### EXERCISE DIRECTIONS
Your task is to transcribe all of the data below exactly, omitting the images.

### DATASET EXTRACT
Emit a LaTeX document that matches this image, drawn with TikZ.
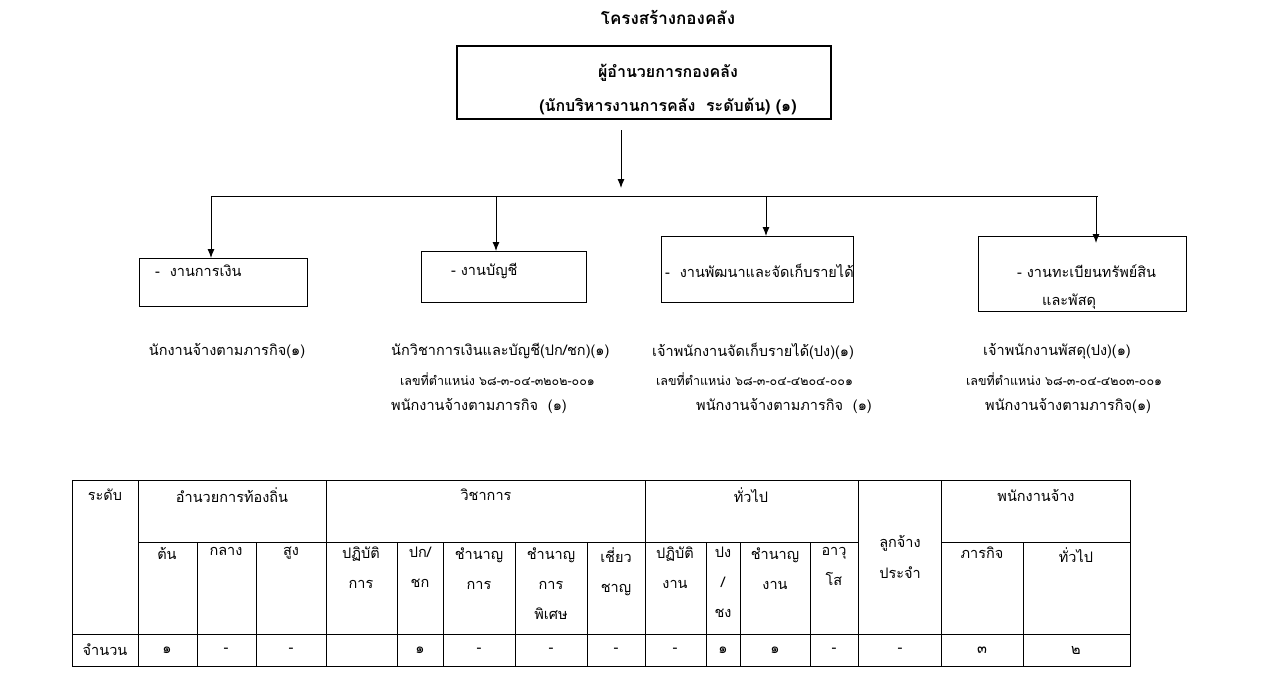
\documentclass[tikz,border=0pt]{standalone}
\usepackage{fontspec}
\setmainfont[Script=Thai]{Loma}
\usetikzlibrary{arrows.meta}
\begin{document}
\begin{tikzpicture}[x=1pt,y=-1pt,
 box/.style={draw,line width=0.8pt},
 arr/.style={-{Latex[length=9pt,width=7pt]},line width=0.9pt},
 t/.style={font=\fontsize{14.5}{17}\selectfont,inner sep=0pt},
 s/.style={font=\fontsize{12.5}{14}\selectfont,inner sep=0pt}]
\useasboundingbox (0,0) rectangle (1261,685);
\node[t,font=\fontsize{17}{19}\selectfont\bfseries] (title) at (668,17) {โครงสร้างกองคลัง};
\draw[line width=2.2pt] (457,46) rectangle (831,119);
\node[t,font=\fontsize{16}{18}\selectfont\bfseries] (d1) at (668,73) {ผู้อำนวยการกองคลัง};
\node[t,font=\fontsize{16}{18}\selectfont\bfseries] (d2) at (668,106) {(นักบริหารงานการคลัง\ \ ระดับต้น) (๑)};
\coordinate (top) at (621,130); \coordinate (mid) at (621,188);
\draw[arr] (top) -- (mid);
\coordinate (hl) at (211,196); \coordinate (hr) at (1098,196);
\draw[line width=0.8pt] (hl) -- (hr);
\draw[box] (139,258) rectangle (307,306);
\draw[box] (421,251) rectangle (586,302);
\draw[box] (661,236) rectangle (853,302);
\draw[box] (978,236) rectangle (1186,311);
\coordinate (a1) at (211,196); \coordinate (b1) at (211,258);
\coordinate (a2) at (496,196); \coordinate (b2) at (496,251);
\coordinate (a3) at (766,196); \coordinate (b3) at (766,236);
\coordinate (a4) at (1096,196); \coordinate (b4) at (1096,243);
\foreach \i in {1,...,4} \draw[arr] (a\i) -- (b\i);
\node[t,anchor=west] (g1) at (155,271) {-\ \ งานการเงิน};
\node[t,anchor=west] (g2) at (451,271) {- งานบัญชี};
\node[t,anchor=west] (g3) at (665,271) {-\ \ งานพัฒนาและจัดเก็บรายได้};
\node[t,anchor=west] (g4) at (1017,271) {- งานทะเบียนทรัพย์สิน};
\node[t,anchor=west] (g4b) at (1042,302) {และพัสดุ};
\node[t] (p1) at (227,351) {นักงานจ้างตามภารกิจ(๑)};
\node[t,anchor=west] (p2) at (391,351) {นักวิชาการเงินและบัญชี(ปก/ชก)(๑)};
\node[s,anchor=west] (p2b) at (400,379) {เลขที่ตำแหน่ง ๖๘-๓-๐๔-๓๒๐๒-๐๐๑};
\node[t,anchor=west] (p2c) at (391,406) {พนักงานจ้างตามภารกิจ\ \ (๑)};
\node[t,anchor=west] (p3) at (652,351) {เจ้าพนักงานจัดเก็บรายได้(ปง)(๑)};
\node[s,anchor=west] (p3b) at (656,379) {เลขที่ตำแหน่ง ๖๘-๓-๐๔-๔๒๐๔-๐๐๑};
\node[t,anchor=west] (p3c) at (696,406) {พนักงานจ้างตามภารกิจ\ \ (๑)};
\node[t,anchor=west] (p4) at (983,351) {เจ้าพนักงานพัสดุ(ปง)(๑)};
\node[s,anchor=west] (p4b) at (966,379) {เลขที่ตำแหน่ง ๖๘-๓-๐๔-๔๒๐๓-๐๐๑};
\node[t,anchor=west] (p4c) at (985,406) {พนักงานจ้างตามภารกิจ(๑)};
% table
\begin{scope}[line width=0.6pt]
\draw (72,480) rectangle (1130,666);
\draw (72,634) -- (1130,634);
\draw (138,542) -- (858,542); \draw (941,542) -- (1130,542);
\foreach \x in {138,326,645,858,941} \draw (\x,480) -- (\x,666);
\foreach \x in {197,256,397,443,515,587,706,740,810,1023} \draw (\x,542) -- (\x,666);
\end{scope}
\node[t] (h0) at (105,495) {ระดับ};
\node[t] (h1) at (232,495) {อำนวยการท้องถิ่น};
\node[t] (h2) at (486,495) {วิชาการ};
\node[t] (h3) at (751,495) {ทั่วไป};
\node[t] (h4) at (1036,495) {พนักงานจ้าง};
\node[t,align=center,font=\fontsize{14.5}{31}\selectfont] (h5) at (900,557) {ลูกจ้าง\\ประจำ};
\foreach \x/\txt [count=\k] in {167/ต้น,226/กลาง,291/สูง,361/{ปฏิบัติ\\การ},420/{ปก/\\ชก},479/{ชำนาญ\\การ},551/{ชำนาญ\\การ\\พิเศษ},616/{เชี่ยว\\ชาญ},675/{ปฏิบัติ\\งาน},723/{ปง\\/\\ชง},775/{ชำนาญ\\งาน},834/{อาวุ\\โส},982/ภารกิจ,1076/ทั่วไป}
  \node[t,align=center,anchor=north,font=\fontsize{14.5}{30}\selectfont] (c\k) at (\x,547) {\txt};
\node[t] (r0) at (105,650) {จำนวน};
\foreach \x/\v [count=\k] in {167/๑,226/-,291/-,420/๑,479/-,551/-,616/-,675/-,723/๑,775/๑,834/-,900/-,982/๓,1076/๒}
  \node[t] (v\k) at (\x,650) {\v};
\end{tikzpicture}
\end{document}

### THE REPLY
Emit a LaTeX document that matches this image, drawn with TikZ.
\documentclass[tikz,border=0pt]{standalone}
\usepackage{fontspec}
\setmainfont[Script=Thai]{Loma}
\usetikzlibrary{arrows.meta}
\begin{document}
\begin{tikzpicture}[x=1pt,y=-1pt,
 box/.style={draw,line width=0.8pt},
 arr/.style={-{Latex[length=9pt,width=7pt]},line width=0.9pt},
 t/.style={font=\fontsize{14.5}{17}\selectfont,inner sep=0pt},
 s/.style={font=\fontsize{12.5}{14}\selectfont,inner sep=0pt}]
\useasboundingbox (0,0) rectangle (1261,685);
\node[t,font=\fontsize{17}{19}\selectfont\bfseries] (title) at (668,17) {โครงสร้างกองคลัง};
\draw[line width=2.2pt] (457,46) rectangle (831,119);
\node[t,font=\fontsize{16}{18}\selectfont\bfseries] (d1) at (668,73) {ผู้อำนวยการกองคลัง};
\node[t,font=\fontsize{16}{18}\selectfont\bfseries] (d2) at (668,106) {(นักบริหารงานการคลัง\ \ ระดับต้น) (๑)};
\coordinate (top) at (621,130); \coordinate (mid) at (621,188);
\draw[arr] (top) -- (mid);
\coordinate (hl) at (211,196); \coordinate (hr) at (1098,196);
\draw[line width=0.8pt] (hl) -- (hr);
\draw[box] (139,258) rectangle (307,306);
\draw[box] (421,251) rectangle (586,302);
\draw[box] (661,236) rectangle (853,302);
\draw[box] (978,236) rectangle (1186,311);
\coordinate (a1) at (211,196); \coordinate (b1) at (211,258);
\coordinate (a2) at (496,196); \coordinate (b2) at (496,251);
\coordinate (a3) at (766,196); \coordinate (b3) at (766,236);
\coordinate (a4) at (1096,196); \coordinate (b4) at (1096,243);
\foreach \i in {1,...,4} \draw[arr] (a\i) -- (b\i);
\node[t,anchor=west] (g1) at (155,271) {-\ \ งานการเงิน};
\node[t,anchor=west] (g2) at (451,271) {- งานบัญชี};
\node[t,anchor=west] (g3) at (665,271) {-\ \ งานพัฒนาและจัดเก็บรายได้};
\node[t,anchor=west] (g4) at (1017,271) {- งานทะเบียนทรัพย์สิน};
\node[t,anchor=west] (g4b) at (1042,302) {และพัสดุ};
\node[t] (p1) at (227,351) {นักงานจ้างตามภารกิจ(๑)};
\node[t,anchor=west] (p2) at (391,351) {นักวิชาการเงินและบัญชี(ปก/ชก)(๑)};
\node[s,anchor=west] (p2b) at (400,379) {เลขที่ตำแหน่ง ๖๘-๓-๐๔-๓๒๐๒-๐๐๑};
\node[t,anchor=west] (p2c) at (391,406) {พนักงานจ้างตามภารกิจ\ \ (๑)};
\node[t,anchor=west] (p3) at (652,351) {เจ้าพนักงานจัดเก็บรายได้(ปง)(๑)};
\node[s,anchor=west] (p3b) at (656,379) {เลขที่ตำแหน่ง ๖๘-๓-๐๔-๔๒๐๔-๐๐๑};
\node[t,anchor=west] (p3c) at (696,406) {พนักงานจ้างตามภารกิจ\ \ (๑)};
\node[t,anchor=west] (p4) at (983,351) {เจ้าพนักงานพัสดุ(ปง)(๑)};
\node[s,anchor=west] (p4b) at (966,379) {เลขที่ตำแหน่ง ๖๘-๓-๐๔-๔๒๐๓-๐๐๑};
\node[t,anchor=west] (p4c) at (985,406) {พนักงานจ้างตามภารกิจ(๑)};
% table
\begin{scope}[line width=0.6pt]
\draw (72,480) rectangle (1130,666);
\draw (72,634) -- (1130,634);
\draw (138,542) -- (858,542); \draw (941,542) -- (1130,542);
\foreach \x in {138,326,645,858,941} \draw (\x,480) -- (\x,666);
\foreach \x in {197,256,397,443,515,587,706,740,810,1023} \draw (\x,542) -- (\x,666);
\end{scope}
\node[t] (h0) at (105,495) {ระดับ};
\node[t] (h1) at (232,495) {อำนวยการท้องถิ่น};
\node[t] (h2) at (486,495) {วิชาการ};
\node[t] (h3) at (751,495) {ทั่วไป};
\node[t] (h4) at (1036,495) {พนักงานจ้าง};
\node[t,align=center,font=\fontsize{14.5}{31}\selectfont] (h5) at (900,557) {ลูกจ้าง\\ประจำ};
\foreach \x/\txt [count=\k] in {167/ต้น,226/กลาง,291/สูง,361/{ปฏิบัติ\\การ},420/{ปก/\\ชก},479/{ชำนาญ\\การ},551/{ชำนาญ\\การ\\พิเศษ},616/{เชี่ยว\\ชาญ},675/{ปฏิบัติ\\งาน},723/{ปง\\/\\ชง},775/{ชำนาญ\\งาน},834/{อาวุ\\โส},982/ภารกิจ,1076/ทั่วไป}
  \node[t,align=center,anchor=north,font=\fontsize{14.5}{30}\selectfont] (c\k) at (\x,547) {\txt};
\node[t] (r0) at (105,650) {จำนวน};
\foreach \x/\v [count=\k] in {167/๑,226/-,291/-,420/๑,479/-,551/-,616/-,675/-,723/๑,775/๑,834/-,900/-,982/๓,1076/๒}
  \node[t] (v\k) at (\x,650) {\v};
\end{tikzpicture}
\end{document}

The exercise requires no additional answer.